The idea behind the Microlino itself is pretty straightforward: Performance and range suited to a predominantly urban environment (a 56mph top speed from a 15bhp, 74lb ft electric motor), with up to 124 miles of range and a four-hour charging time. With two seats it’s capable of accommodating the 1.2 passengers Micro says occupy a car in the average European journey, it can comfortably exceed the average 20mph of city traffic (in London, even 20mph is optimistic), and it’ll comfortably cover the average 19-mile daily trip several times over.

Unlike many such projects it doesn’t appear to be some flash in the pan either. Micro has shown its retro-modern city car at several motor shows over the last few years, each time displaying a more advanced prototype as it nears production-ready form. The team is now onto Prototype 2.0 and undergoing testing, with promised safety improvements and better handling.

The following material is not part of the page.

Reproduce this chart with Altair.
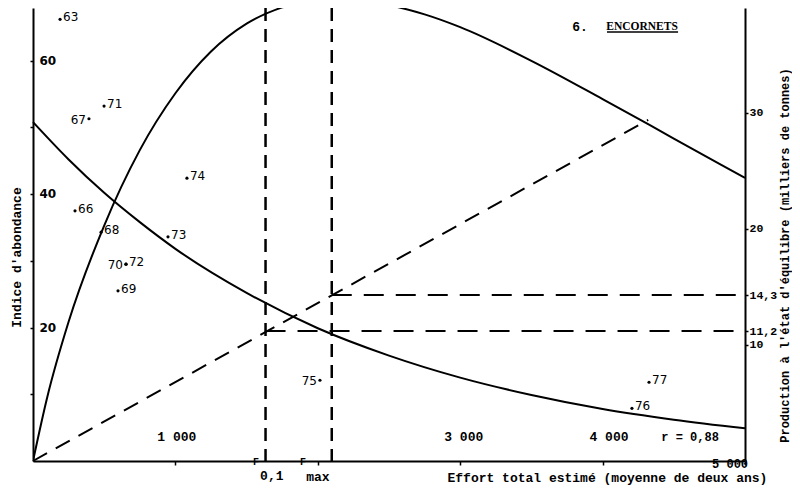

Microlino electric city car chassis
Microline v1, left, and v2, right.

The frame is now a pressed steel monocoque with aluminium components, in contrast to the earlier prototypes’ lightweight but slightly flimsy-looking tubular frame. Other tweaks are yet to be implemented – there’ll eventually be cyberpunk-style full-width light bar across the nose – but things should now move quite quickly if all goes to plan. Micro anticipates a third prototype between March and June, EU type approval in August and production some time after September.

microlino-dashboard

We’ve heard this kind of rhetoric before, not least from manufacturers like Renault and Citroen which make their own city-based conveyances. But if the price is right (more than £10,000 is anticipated) then the Microlino may win fans for the cute styling alone.